*SOURCE DATA*.
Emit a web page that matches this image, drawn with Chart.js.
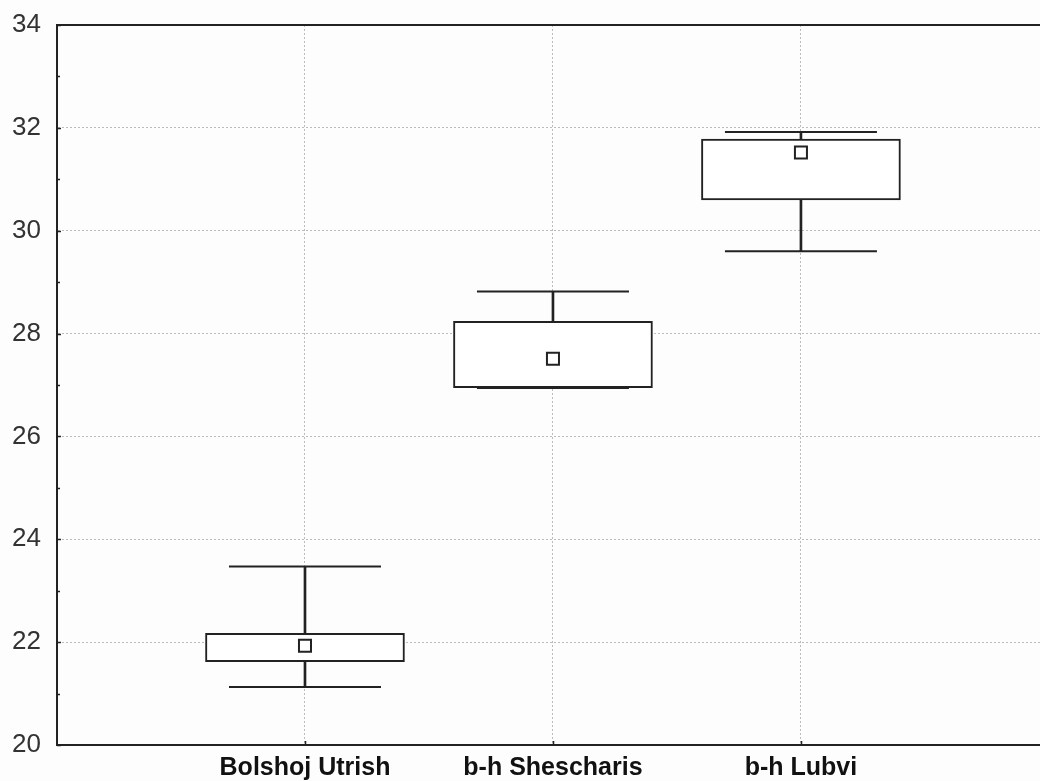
<!DOCTYPE html>
<html>
<head>
<meta charset="utf-8">
<title>Box plot</title>
<script src="https://cdn.jsdelivr.net/npm/chart.js@4/dist/chart.umd.min.js"></script>
<style>
    html, body { margin: 0; padding: 0; background: #fdfdfd; }
    #wrap { width: 1040px; height: 781px; position: relative; }
</style>
</head>
<body>
<div id="wrap"><canvas id="boxChart"></canvas></div>
<script>
// sites and their summary values
const categories = ['Bolshoj Utrish', 'b-h Shescharis', 'b-h Lubvi'];
const means = [21.93, 27.51, 31.52];
const boxLow = [21.62, 26.95, 30.60];
const boxHigh = [22.17, 28.24, 31.78];
const whiskerLow = [21.13, 26.94, 29.60];
const whiskerHigh = [23.47, 28.82, 31.92];
const yTicks = [20, 22, 24, 26, 28, 30, 32, 34];

const ink = '#222';

// site i sits at x = i + 1 on a linear axis
const at = (arr) => arr.map((v, i) => ({ x: i + 1, y: v }));
const range = (lo, hi) => lo.map((v, i) => ({ x: i + 1, y: [v, hi[i]] }));

// small inward tick marks on the left and bottom axes, plus the top frame line
const frame = {
    id: 'frame',
    afterDraw(chart) {
        const { ctx, chartArea: a, scales: { x, y } } = chart;
        ctx.save();
        ctx.strokeStyle = ink;
        ctx.lineWidth = 1.5;
        ctx.beginPath();
        for (let v = y.min; v <= y.max; v++) {
            const py = Math.round(y.getPixelForValue(v)) + 0.5;
            ctx.moveTo(a.left, py);
            ctx.lineTo(a.left + (v % 2 === 0 ? 4 : 3), py);
        }
        [1, 2, 3].forEach(v => {
            const px = Math.round(x.getPixelForValue(v)) + 0.5;
            ctx.moveTo(px, a.bottom);
            ctx.lineTo(px, a.bottom - 4);
        });
        ctx.stroke();
        ctx.lineWidth = 2;
        ctx.beginPath();
        ctx.moveTo(a.left, a.top);
        ctx.lineTo(a.right, a.top);
        ctx.stroke();
        ctx.restore();
    }
};

const ctx = document.getElementById('boxChart').getContext('2d');
new Chart(ctx, {
    type: 'bar',
    data: {
        datasets: [{
            type: 'scatter',
            label: 'Mean',
            data: at(means),
            pointStyle: 'rect',
            radius: 8.5,
            borderWidth: 2,
            borderColor: ink,
            backgroundColor: '#ffffff',
            order: 0
        }, {
            label: 'Box',
            data: range(boxLow, boxHigh),
            barThickness: 199,
            grouped: false,
            borderSkipped: false,
            borderWidth: 2,
            borderColor: ink,
            backgroundColor: '#ffffff',
            order: 1
        }, {
            label: 'Whisker',
            data: range(whiskerLow, whiskerHigh),
            barThickness: 2,
            grouped: false,
            borderWidth: 0,
            backgroundColor: ink,
            order: 2
        }, {
            type: 'scatter',
            label: 'Caps',
            data: at(whiskerLow).concat(at(whiskerHigh)),
            pointStyle: 'line',
            radius: 76,
            borderWidth: 2,
            borderColor: ink,
            order: 3
        }]
    },
    options: {
        responsive: true,
        maintainAspectRatio: false,
        animation: false,
        layout: { autoPadding: false, padding: { top: 25, right: 0, left: 0, bottom: 0 } },
        plugins: {
            legend: { display: false },
            tooltip: { enabled: false }
        },
        scales: {
            x: {
                type: 'linear',
                min: 0,
                max: 3.964,
                offset: false,
                afterBuildTicks: (s) => { s.ticks = [1, 2, 3].map(v => ({ value: v })); },
                afterFit: (s) => { s.height = 36; s.paddingLeft = 0; s.paddingRight = 0; },
                border: { display: true, color: ink, width: 2, dash: [2, 2] },
                grid: { color: '#bcbcbc', lineWidth: 1, drawTicks: false, offset: false },
                ticks: {
                    padding: 8,
                    color: '#111',
                    font: { family: 'Arial, "Liberation Sans", sans-serif', size: 25, weight: 'bold' },
                    maxRotation: 0,
                    autoSkip: false,
                    callback: (v) => categories[v - 1] || ''
                }
            },
            y: {
                min: 20,
                max: 34,
                afterBuildTicks: (s) => { s.ticks = yTicks.map(v => ({ value: v })); },
                afterFit: (s) => { s.width = 57; s.paddingTop = 0; s.paddingBottom = 0; },
                border: { display: true, color: ink, width: 2, dash: [2, 2] },
                grid: {
                    color: (c) => (c.tick && (c.tick.value === 20 || c.tick.value === 34)) ? 'transparent' : '#bcbcbc',
                    lineWidth: 1,
                    drawTicks: false
                },
                ticks: {
                    padding: 16,
                    color: '#333',
                    font: { family: 'Arial, "Liberation Sans", sans-serif', size: 26 }
                }
            }
        }
    },
    plugins: [frame]
});
</script>
</body>
</html>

*WHAT TO PRODUCE*. Your task is an exact transcription of all the data, minus the pictures.

*EXERCISE RESPONSE*.
Emit a web page that matches this image, drawn with Chart.js.
<!DOCTYPE html>
<html>
<head>
<meta charset="utf-8">
<title>Box plot</title>
<script src="https://cdn.jsdelivr.net/npm/chart.js@4/dist/chart.umd.min.js"></script>
<style>
    html, body { margin: 0; padding: 0; background: #fdfdfd; }
    #wrap { width: 1040px; height: 781px; position: relative; }
</style>
</head>
<body>
<div id="wrap"><canvas id="boxChart"></canvas></div>
<script>
// sites and their summary values
const categories = ['Bolshoj Utrish', 'b-h Shescharis', 'b-h Lubvi'];
const means = [21.93, 27.51, 31.52];
const boxLow = [21.62, 26.95, 30.60];
const boxHigh = [22.17, 28.24, 31.78];
const whiskerLow = [21.13, 26.94, 29.60];
const whiskerHigh = [23.47, 28.82, 31.92];
const yTicks = [20, 22, 24, 26, 28, 30, 32, 34];

const ink = '#222';

// site i sits at x = i + 1 on a linear axis
const at = (arr) => arr.map((v, i) => ({ x: i + 1, y: v }));
const range = (lo, hi) => lo.map((v, i) => ({ x: i + 1, y: [v, hi[i]] }));

// small inward tick marks on the left and bottom axes, plus the top frame line
const frame = {
    id: 'frame',
    afterDraw(chart) {
        const { ctx, chartArea: a, scales: { x, y } } = chart;
        ctx.save();
        ctx.strokeStyle = ink;
        ctx.lineWidth = 1.5;
        ctx.beginPath();
        for (let v = y.min; v <= y.max; v++) {
            const py = Math.round(y.getPixelForValue(v)) + 0.5;
            ctx.moveTo(a.left, py);
            ctx.lineTo(a.left + (v % 2 === 0 ? 4 : 3), py);
        }
        [1, 2, 3].forEach(v => {
            const px = Math.round(x.getPixelForValue(v)) + 0.5;
            ctx.moveTo(px, a.bottom);
            ctx.lineTo(px, a.bottom - 4);
        });
        ctx.stroke();
        ctx.lineWidth = 2;
        ctx.beginPath();
        ctx.moveTo(a.left, a.top);
        ctx.lineTo(a.right, a.top);
        ctx.stroke();
        ctx.restore();
    }
};

const ctx = document.getElementById('boxChart').getContext('2d');
new Chart(ctx, {
    type: 'bar',
    data: {
        datasets: [{
            type: 'scatter',
            label: 'Mean',
            data: at(means),
            pointStyle: 'rect',
            radius: 8.5,
            borderWidth: 2,
            borderColor: ink,
            backgroundColor: '#ffffff',
            order: 0
        }, {
            label: 'Box',
            data: range(boxLow, boxHigh),
            barThickness: 199,
            grouped: false,
            borderSkipped: false,
            borderWidth: 2,
            borderColor: ink,
            backgroundColor: '#ffffff',
            order: 1
        }, {
            label: 'Whisker',
            data: range(whiskerLow, whiskerHigh),
            barThickness: 2,
            grouped: false,
            borderWidth: 0,
            backgroundColor: ink,
            order: 2
        }, {
            type: 'scatter',
            label: 'Caps',
            data: at(whiskerLow).concat(at(whiskerHigh)),
            pointStyle: 'line',
            radius: 76,
            borderWidth: 2,
            borderColor: ink,
            order: 3
        }]
    },
    options: {
        responsive: true,
        maintainAspectRatio: false,
        animation: false,
        layout: { autoPadding: false, padding: { top: 25, right: 0, left: 0, bottom: 0 } },
        plugins: {
            legend: { display: false },
            tooltip: { enabled: false }
        },
        scales: {
            x: {
                type: 'linear',
                min: 0,
                max: 3.964,
                offset: false,
                afterBuildTicks: (s) => { s.ticks = [1, 2, 3].map(v => ({ value: v })); },
                afterFit: (s) => { s.height = 36; s.paddingLeft = 0; s.paddingRight = 0; },
                border: { display: true, color: ink, width: 2, dash: [2, 2] },
                grid: { color: '#bcbcbc', lineWidth: 1, drawTicks: false, offset: false },
                ticks: {
                    padding: 8,
                    color: '#111',
                    font: { family: 'Arial, "Liberation Sans", sans-serif', size: 25, weight: 'bold' },
                    maxRotation: 0,
                    autoSkip: false,
                    callback: (v) => categories[v - 1] || ''
                }
            },
            y: {
                min: 20,
                max: 34,
                afterBuildTicks: (s) => { s.ticks = yTicks.map(v => ({ value: v })); },
                afterFit: (s) => { s.width = 57; s.paddingTop = 0; s.paddingBottom = 0; },
                border: { display: true, color: ink, width: 2, dash: [2, 2] },
                grid: {
                    color: (c) => (c.tick && (c.tick.value === 20 || c.tick.value === 34)) ? 'transparent' : '#bcbcbc',
                    lineWidth: 1,
                    drawTicks: false
                },
                ticks: {
                    padding: 16,
                    color: '#333',
                    font: { family: 'Arial, "Liberation Sans", sans-serif', size: 26 }
                }
            }
        }
    },
    plugins: [frame]
});
</script>
</body>
</html>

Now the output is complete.